本を読んだ時もそう思ったけど、映画を観ても同じ思いになれて感激。
任侠にも、学園ドラマにも熱く震える。

小さな小さなヤクザの組「阿岐本組」。
組長のその人情の厚さから兄弟分の別の組から、半ばだまくらかされて“腫れ物”のお鉢が回ってくる。

今回は経営破綻寸前の高校の面倒を見る羽目に。
組長に言われるがままその経営再建に理事として駆り出される若頭、日村誠司。
ブレず、厳しく、時に優しく、無骨ながらに、とても懐が深い兄貴分。

本人からしてみれば、学もなく、むしろ嫌な思い出しかない学校。とはいえ、親分の仕事。それは自分の仕事。何が何でもやり遂げる。

一見普通に見える学校に潜む闇。
何から手をつければ良いのか、何を手につけて良いのか暗中模索。

それらを「任侠道」で真っ向から立ち向かう。
面倒ごと、嫌なこと、汚れ仕事は全て日の目を見る生き方ができない自分たちヤクザもんの得意分野だ、と。

日頃から「人に迷惑をかけて道を外れた分、人の為に為すこと」をモットーとする「阿岐本組」。
人に笑われようと、泥水飲まされようと、親の言うことは絶対守り、己の“任侠道”を貫く。

そうして、少しずつ闇の中から一筋の光を見出し、少しずつ少しずつ焦らず変える。変えてくうちに、周りがついてくる。
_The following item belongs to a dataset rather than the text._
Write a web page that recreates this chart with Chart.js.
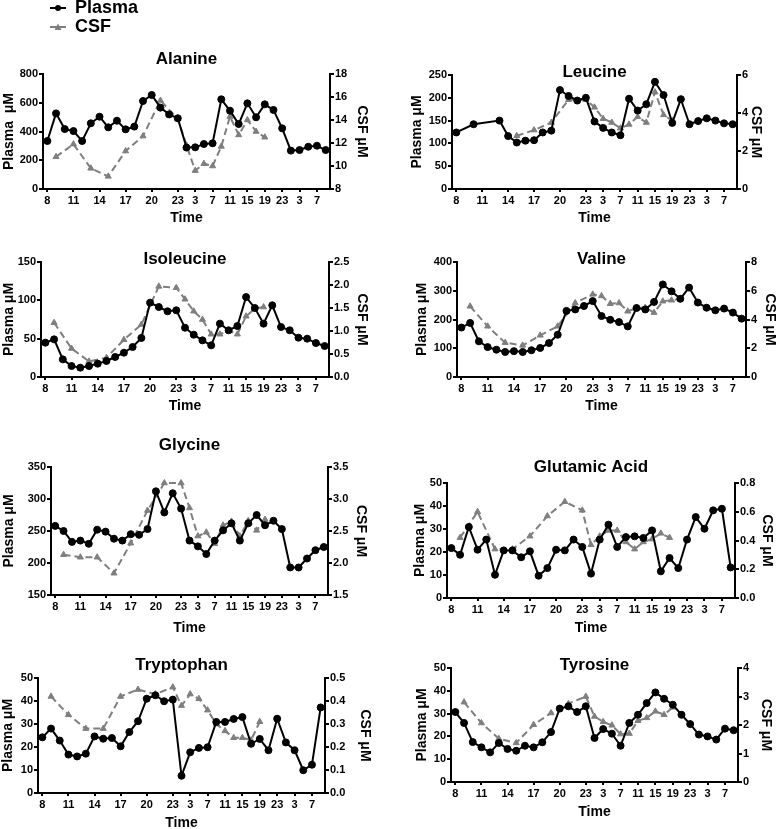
<!DOCTYPE html>
<html><head><meta charset="utf-8">
<script src="https://cdn.jsdelivr.net/npm/chart.js@4"></script>
<style>
html,body{margin:0;padding:0;background:#fff;overflow:hidden;width:777px;height:829px;position:relative}
canvas{position:absolute}
</style>
</head><body>
<script>
// ---------- DATA ----------
const timeLabels = ['8','9','10','11','12','13','14','15','16','17','18','19','20','21','22','23',
  '1','3','5','7','9','11','13','15','17','19','21','23','1','3','5','7','9'];
const tickedIdx = [0,3,6,9,12,15,17,19,21,23,25,27,29,31];
const csfIdx = [1,3,5,7,9,11,13,15,16,17,18,19,20,21,22,23,24,25];

const alaninePlasma = [334,526,417,403,334,457,503,429,475,415,434,612,654,566,519,492,288,290,313,318,624,545,452,596,499,589,550,422,267,271,294,301,271];
const alanineCSF = [10.8,11.9,9.8,9.1,11.3,12.6,15.7,14.1,11.8,9.6,10.2,10.0,11.7,14.3,12.7,14.0,13.0,12.5];

const leucinePlasma = [124,null,142,null,null,150,116,102,106,107,124,128,217,204,194,200,148,134,124,118,198,172,186,235,206,145,197,142,149,155,150,144,142];
const leucineCSF = [null,null,null,2.8,3.1,3.5,4.7,4.7,4.3,3.7,3.5,3.2,3.4,3.8,3.5,5.1,3.9,3.6];

const isoleucinePlasma = [44.8,49.1,23,14.3,12.2,14.3,17.4,20.9,26.1,31.7,39.1,50.9,97,91.3,85.7,87,64.3,55.2,47.8,41.3,69.6,60.9,66.5,104.3,90,69.6,93.5,65.2,60.9,51.3,50,44.3,40.4];
const isoleucineCSF = [1.18,0.62,0.34,0.42,0.81,1.14,1.97,1.94,1.69,1.43,1.25,0.93,0.93,1.01,0.93,1.32,1.49,1.52];

const valinePlasma = [172,188,124,104,95,87,90,87,93,101,118,147,230,235,247,264,212,199,191,176,240,235,261,322,298,272,311,259,241,232,238,224,203];
const valineCSF = [4.92,3.53,2.39,2.20,2.90,3.53,5.15,5.75,5.64,5.10,5.15,4.57,4.80,4.83,4.48,5.27,5.34,5.45];

const glycinePlasma = [258,250,233,235,230,252,249,238,235,245,244,253,312,279,309,285,235,226,214,235,251,262,235,262,275,259,266,253,193,193,207,220,225];
const glycineCSF = [2.13,2.09,2.09,1.84,2.31,2.82,3.25,3.25,2.86,2.42,2.48,2.30,2.59,2.65,2.42,2.66,2.51,2.68];

const glutamicPlasma = [21.7,18.8,30.9,21,25.4,10.1,20.7,20.7,17.7,20.3,9.7,13,21,20.7,25.4,22.2,10.6,25.4,31.9,22.2,26.5,26.8,26.1,29.4,11.6,17.4,13,25.4,35.2,30.1,38.1,38.8,13.3];
const glutamicCSF = [0.42,0.60,0.34,0.34,0.43,0.57,0.67,0.61,0.37,0.43,0.47,0.47,0.39,0.34,0.39,0.41,0.45,0.42];

const tryptophanPlasma = [24.2,28,22.8,16.7,15.9,17.1,24.6,23.6,23.9,20.3,26.5,31.2,41,42.5,39.9,40.6,7.5,17.7,19.6,19.9,30.9,30.9,32.2,33,21.4,23.5,18.6,32.3,22,18.6,9.9,12.3,37.2];
const tryptophanCSF = [0.42,0.34,0.28,0.28,0.42,0.45,0.43,0.46,0.38,0.43,0.41,0.36,0.30,0.27,0.24,0.24,0.23,0.31];

const tyrosinePlasma = [30.7,25.9,17.5,15.2,13,17.1,14.5,13.7,15.9,15.2,17.4,21.9,32.2,33.2,30.7,33.2,19.3,23.2,21.2,15.9,25.9,29.5,34.6,39.3,36.5,33.9,29.5,25.4,20.8,20,18.6,23.4,22.7];
const tyrosineCSF = [2.80,2.07,1.52,1.37,2.01,2.42,2.75,3.0,2.30,2.11,1.99,1.68,1.70,2.15,2.25,2.48,2.36,2.62];

// ---------- LAYOUT / STYLE ----------
const FONT = "'Liberation Sans', Arial, Helvetica, sans-serif";
Chart.defaults.font.family = FONT;
Chart.defaults.font.weight = 'bold';
Chart.defaults.color = '#000';
const AXW = 50, XAH = 40, TFS = 17, AFS = 14, KFS = 11;
const CSF_COLOR = '#7f7f7f';

const panels = [
  {title:'Alanine', plasma:alaninePlasma, csf:alanineCSF, yt:'Plasma  μM', y:[0,800,200,0], y2:[8,18,2,0],
   L:43,R:330,T:74,B:189,titleY:59,ltx:9,rtx:362,tOff:29.3},
  {title:'Leucine', plasma:leucinePlasma, csf:leucineCSF, yt:'Plasma μM', y:[0,250,50,0], y2:[0,6,2,0],
   L:452,R:737,T:75,B:189,titleY:72,ltx:417,rtx:756,tOff:29.3},
  {title:'Isoleucine', plasma:isoleucinePlasma, csf:isoleucineCSF, yt:'Plasma μM', y:[0,150,50,0], y2:[0,2.5,0.5,1],
   L:41,R:329,T:262,B:377,titleY:259,ltx:9,rtx:362,tOff:29},
  {title:'Valine', plasma:valinePlasma, csf:valineCSF, yt:'Plasma μM', y:[0,400,100,0], y2:[0,8,2,0],
   L:457,R:746,T:262,B:377,titleY:259,ltx:422,rtx:770,tOff:29.3},
  {title:'Glycine', plasma:glycinePlasma, csf:glycineCSF, yt:'Plasma μM', y:[150,350,50,0], y2:[1.5,3.5,0.5,1],
   L:51,R:328,T:467,B:595,titleY:445,ltx:9,rtx:361,tOff:33},
  {title:'Glutamic Acid', plasma:glutamicPlasma, csf:glutamicCSF, yt:'Plasma μM', y:[0,50,10,0], y2:[0,0.8,0.2,1],
   L:447,R:735,T:483,B:598,titleY:467,ltx:420,rtx:767,tOff:30},
  {title:'Tryptophan', plasma:tryptophanPlasma, csf:tryptophanCSF, yt:'Plasma μM', y:[0,50,10,0], y2:[0,0.5,0.1,1],
   L:38,R:325,T:678,B:793,titleY:665,ltx:8,rtx:365,tOff:30},
  {title:'Tyrosine', plasma:tyrosinePlasma, csf:tyrosineCSF, yt:'Plasma μM', y:[0,50,10,0], y2:[0,4,1,0],
   L:451,R:738,T:668,B:782,titleY:665,ltx:422,rtx:766,tOff:30}
];

function expandCSF(vals){
  const out = new Array(timeLabels.length).fill(null);
  csfIdx.forEach((ix,k)=>{ out[ix] = vals[k]; });
  return out;
}

function yScale(pos, rng, titleText, titlePad){
  return {
    type:'linear', position:pos, min:rng[0], max:rng[1],
    grid:{drawOnChartArea:false, color:'#000', lineWidth:2, tickLength:4},
    border:{display:true, color:'#000', width:2},
    ticks:{stepSize:rng[2], padding:1, color:'#000', font:{size:KFS, weight:'bold'},
      callback:(v)=>Number(v).toFixed(rng[3])},
    title:{display:true, text:titleText, color:'#000', font:{size:AFS, weight:'bold', lineHeight:1},
      padding:{top:titlePad, bottom:0}},
    afterFit:(s)=>{ s.width = AXW; }
  };
}

panels.forEach(p=>{
  const ctExact = p.titleY - TFS/2;
  const ct = Math.round(ctExact);
  const padTop = ctExact - ct;
  const padBottom = p.T - ct - TFS - padTop;
  const cl = p.L - AXW;
  const w = p.R - p.L + 2*AXW;
  const h = p.B + XAH - ct;
  const cv = document.createElement('canvas');
  cv.width = w; cv.height = h;
  cv.style.left = cl + 'px'; cv.style.top = ct + 'px';
  cv.style.width = w + 'px'; cv.style.height = h + 'px';
  document.body.appendChild(cv);

  new Chart(cv, {
    type:'line',
    data:{
      labels: timeLabels,
      datasets:[
        {label:'Plasma', data:p.plasma, yAxisID:'y', borderColor:'#000', backgroundColor:'#000',
         borderWidth:2, pointRadius:3.5, pointBorderWidth:1, pointBackgroundColor:'#000', pointBorderColor:'#000',
         pointStyle:'circle', tension:0, spanGaps:true},
        {label:'CSF', data:expandCSF(p.csf), yAxisID:'y2', borderColor:CSF_COLOR, backgroundColor:CSF_COLOR,
         borderWidth:2, borderDash:[7,4], pointRadius:3.5, pointBorderWidth:1, pointBackgroundColor:CSF_COLOR,
         pointBorderColor:CSF_COLOR, pointStyle:'triangle', tension:0, spanGaps:true}
      ]
    },
    options:{
      responsive:false, animation:false, devicePixelRatio:1,
      layout:{padding:0, autoPadding:false},
      plugins:{
        legend:{display:false}, tooltip:{enabled:false},
        title:{display:true, text:p.title, color:'#000', font:{size:TFS, weight:'bold', lineHeight:1},
          padding:{top:padTop, bottom:padBottom}}
      },
      scales:{
        x:{type:'category', offset:true,
          grid:{offset:false, drawOnChartArea:false, lineWidth:2, tickLength:3,
            color:(c)=> tickedIdx.includes(c.index) ? '#000' : 'rgba(0,0,0,0)'},
          border:{display:true, color:'#000', width:2},
          ticks:{autoSkip:false, maxRotation:0, minRotation:0, padding:2, color:'#000',
            font:{size:KFS, weight:'bold'},
            callback:(v,i)=> tickedIdx.includes(i) ? timeLabels[i] : ''},
          title:{display:true, text:'Time', color:'#000', font:{size:AFS, weight:'bold', lineHeight:1},
            padding:{top:0, bottom: XAH - AFS/2 - p.tOff}},
          afterFit:(s)=>{ s.height = XAH; }
        },
        y: yScale('left', p.y, p.yt, p.ltx - cl - AFS/2),
        y2: yScale('right', p.y2, 'CSF μM', (p.R + AXW) - AFS/2 - p.rtx)
      }
    }
  });
});

// ---------- LEGEND ----------
function icon(kind){
  const c = document.createElement('canvas');
  c.width = 16; c.height = 10;
  const g = c.getContext('2d');
  const col = kind === 'plasma' ? '#000' : CSF_COLOR;
  g.strokeStyle = col; g.fillStyle = col; g.lineWidth = 2;
  g.beginPath(); g.moveTo(0,5); g.lineTo(16,5); g.stroke();
  if (kind === 'plasma') {
    g.beginPath(); g.arc(8,5,3,0,Math.PI*2); g.fill();
  } else {
    g.beginPath(); g.moveTo(8,1.5); g.lineTo(11.5,8); g.lineTo(4.5,8); g.closePath(); g.fill();
  }
  return c;
}
const legendNames = ['Plasma','CSF'];
const lc = document.createElement('canvas');
lc.width = 260; lc.height = 42;
lc.style.left = '49px'; lc.style.top = '-2px';
lc.style.width = '260px'; lc.style.height = '42px';
document.body.appendChild(lc);
const icons = [icon('plasma'), icon('csf')];
new Chart(lc, {
  type:'line',
  data:{labels:[], datasets:[
    {label:legendNames[0], data:[], borderColor:'#000'},
    {label:legendNames[1], data:[], borderColor:CSF_COLOR}
  ]},
  options:{
    responsive:false, animation:false, devicePixelRatio:1,
    layout:{padding:0, autoPadding:false},
    scales:{x:{display:false}, y:{display:false}},
    plugins:{
      tooltip:{enabled:false},
      legend:{display:true, position:'left', align:'start', maxWidth:200,
        labels:{usePointStyle:true, pointStyleWidth:16, boxWidth:16, boxHeight:10, padding:1,
          color:'#000', font:{size:18, weight:'bold', lineHeight:1},
          generateLabels:(chart)=> legendNames.map((n,i)=>({
            text:n, pointStyle:icons[i], fillStyle:'#000', strokeStyle:'#000', lineWidth:0,
            hidden:false, datasetIndex:i, fontColor:'#000'
          }))
        }
      }
    }
  }
});
</script>
</body></html>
決して動じない。

自分を糧にして、人の道を照らす。
自分が外れてきた分、何が外れてるかがわかる。
自分は戻れなくても、まだ戻れるヤツのことは、たとえちょこざいなクソガキでも命を掛けて元に戻してやる。

まさに「人の為に為す」“任侠道”、ここにあり。

多少極端で、露骨なのだけど、気持ち良く、とことんストレートにわかりやすく突き進む。
それにより、案外に的を得た社会問題とかにも触れてく感じとかも含めて心をグッと掴まれる。

これ、何故かあんまり劇場の興行がそこまで大きくなかったからな。続編はないのかなー。残念だなー。
めちゃ面白いのに。

葵わかな、桜井日奈子もめちゃ可愛いな。
あの学生たちも何か愛嬌あって良かった。

原作に忠実かというと要所要所がそうでもないような気もするけど、原作の雰囲気をちゃんと映画に詰め込んでて、よくまとまってるし、最高だわ。